Why Discord bots aren't a complete solution
Many communities use Discord bots to announce when a streamer goes live. This works if you're already active in Discord, but it has limitations:
- You need to be in the streamer's Discord server
- You need Discord notifications enabled (many people mute servers)
- The notification competes with every other Discord message and ping
- Not all streamers run Discord servers
- Bot reliability varies, and some have downtime or rate-limit issues
Discord bots are a decent workaround, but they're not a notification system. They're a chat message in a channel you may or may not check in time.
The better approach: direct push notifications
The most reliable way to know when a Twitch streamer goes live is to receive a push notification sent directly to your device, bypassing Twitch, Discord, and email entirely.
Services like Catchmy.live monitor Twitch channels using the same real-time webhook system that Twitch itself uses (EventSub). When a streamer goes live, a push notification is delivered directly to your browser within seconds. No app needed. No algorithm filtering.
This approach delivers notifications to approximately 97% of subscribers, compared to the inconsistent delivery rates of platform-native notifications.
What if you stream on multiple platforms?
Many creators stream on Twitch and YouTube, or go live on one platform and post content on another. This means you'd normally need separate notification systems for each platform, and each one has its own reliability issues.
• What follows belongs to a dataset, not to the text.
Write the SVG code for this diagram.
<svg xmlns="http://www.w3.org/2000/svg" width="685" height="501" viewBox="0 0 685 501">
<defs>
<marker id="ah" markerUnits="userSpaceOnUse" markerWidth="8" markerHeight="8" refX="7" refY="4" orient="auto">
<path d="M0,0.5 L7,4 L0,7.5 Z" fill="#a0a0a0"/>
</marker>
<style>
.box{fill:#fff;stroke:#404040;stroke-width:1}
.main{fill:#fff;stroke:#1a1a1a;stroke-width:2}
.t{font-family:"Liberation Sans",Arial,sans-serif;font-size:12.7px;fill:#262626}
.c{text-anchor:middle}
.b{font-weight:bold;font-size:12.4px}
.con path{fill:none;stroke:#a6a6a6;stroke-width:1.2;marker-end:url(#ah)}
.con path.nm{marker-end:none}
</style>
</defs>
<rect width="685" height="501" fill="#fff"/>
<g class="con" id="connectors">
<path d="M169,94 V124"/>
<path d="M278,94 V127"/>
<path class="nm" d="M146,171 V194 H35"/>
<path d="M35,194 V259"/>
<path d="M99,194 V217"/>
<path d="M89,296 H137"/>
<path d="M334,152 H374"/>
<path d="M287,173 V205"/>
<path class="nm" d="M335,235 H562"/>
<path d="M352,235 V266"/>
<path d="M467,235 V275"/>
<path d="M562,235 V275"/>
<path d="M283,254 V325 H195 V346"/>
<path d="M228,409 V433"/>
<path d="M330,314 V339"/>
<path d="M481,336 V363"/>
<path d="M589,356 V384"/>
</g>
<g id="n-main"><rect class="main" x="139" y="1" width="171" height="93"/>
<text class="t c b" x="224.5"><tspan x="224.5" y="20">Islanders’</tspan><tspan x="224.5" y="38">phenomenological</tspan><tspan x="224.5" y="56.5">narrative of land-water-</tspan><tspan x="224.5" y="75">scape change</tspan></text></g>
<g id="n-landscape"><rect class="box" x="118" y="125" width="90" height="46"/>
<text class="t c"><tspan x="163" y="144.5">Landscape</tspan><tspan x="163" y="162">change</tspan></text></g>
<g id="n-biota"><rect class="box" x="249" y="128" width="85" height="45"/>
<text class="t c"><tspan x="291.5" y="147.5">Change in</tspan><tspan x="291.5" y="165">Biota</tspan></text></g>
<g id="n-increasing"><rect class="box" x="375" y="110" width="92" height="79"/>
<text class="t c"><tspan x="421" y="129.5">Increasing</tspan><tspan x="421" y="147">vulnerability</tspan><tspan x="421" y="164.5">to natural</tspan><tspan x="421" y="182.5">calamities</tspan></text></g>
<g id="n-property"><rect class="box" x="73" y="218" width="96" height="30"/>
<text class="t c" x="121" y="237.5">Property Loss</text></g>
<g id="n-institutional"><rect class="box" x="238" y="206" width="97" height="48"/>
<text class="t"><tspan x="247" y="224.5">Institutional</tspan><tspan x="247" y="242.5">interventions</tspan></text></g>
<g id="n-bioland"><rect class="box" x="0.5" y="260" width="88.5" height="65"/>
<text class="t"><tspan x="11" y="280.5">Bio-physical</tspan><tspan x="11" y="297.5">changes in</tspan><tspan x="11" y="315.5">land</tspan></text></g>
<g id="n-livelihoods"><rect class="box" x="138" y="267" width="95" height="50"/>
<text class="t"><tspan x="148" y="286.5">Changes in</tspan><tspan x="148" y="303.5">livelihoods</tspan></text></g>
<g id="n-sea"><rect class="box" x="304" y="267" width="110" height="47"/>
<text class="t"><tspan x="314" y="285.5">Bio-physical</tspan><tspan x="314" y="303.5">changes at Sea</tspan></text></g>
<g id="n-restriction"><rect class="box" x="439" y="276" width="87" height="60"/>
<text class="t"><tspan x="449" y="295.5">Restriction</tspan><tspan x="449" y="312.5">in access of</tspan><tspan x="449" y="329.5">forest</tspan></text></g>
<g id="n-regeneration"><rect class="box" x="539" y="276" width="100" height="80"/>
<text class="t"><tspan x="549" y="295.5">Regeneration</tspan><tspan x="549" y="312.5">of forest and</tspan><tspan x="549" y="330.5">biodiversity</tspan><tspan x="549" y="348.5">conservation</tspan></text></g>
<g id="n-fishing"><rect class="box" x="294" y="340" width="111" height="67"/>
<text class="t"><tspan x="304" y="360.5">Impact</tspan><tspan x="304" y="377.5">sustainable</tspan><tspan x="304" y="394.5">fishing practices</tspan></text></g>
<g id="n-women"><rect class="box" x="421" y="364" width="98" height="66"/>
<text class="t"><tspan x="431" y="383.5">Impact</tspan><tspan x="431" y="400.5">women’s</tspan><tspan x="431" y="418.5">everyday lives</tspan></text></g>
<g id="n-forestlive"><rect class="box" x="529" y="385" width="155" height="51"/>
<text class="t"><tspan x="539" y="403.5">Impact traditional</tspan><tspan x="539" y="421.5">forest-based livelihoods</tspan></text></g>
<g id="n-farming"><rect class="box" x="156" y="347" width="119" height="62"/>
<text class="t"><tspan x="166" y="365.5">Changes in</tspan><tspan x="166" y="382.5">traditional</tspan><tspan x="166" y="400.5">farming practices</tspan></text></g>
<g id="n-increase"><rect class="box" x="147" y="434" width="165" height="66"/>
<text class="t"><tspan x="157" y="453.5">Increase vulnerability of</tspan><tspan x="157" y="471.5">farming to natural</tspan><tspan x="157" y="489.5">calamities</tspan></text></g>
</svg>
Cross-platform notification services solve this by monitoring all your favorite creator's accounts in one place. One notification link covers Twitch, YouTube, Instagram, and more, with automatic deduplication so you don't get spammed when a creator goes live on multiple platforms simultaneously.
The bottom line
Twitch notifications fail for many users despite correct settings. The causes range from mobile OS suppression to Twitch's own delivery infrastructure. Standard troubleshooting helps in some cases, but for reliable, instant go-live alerts, direct push notifications remain the most dependable option.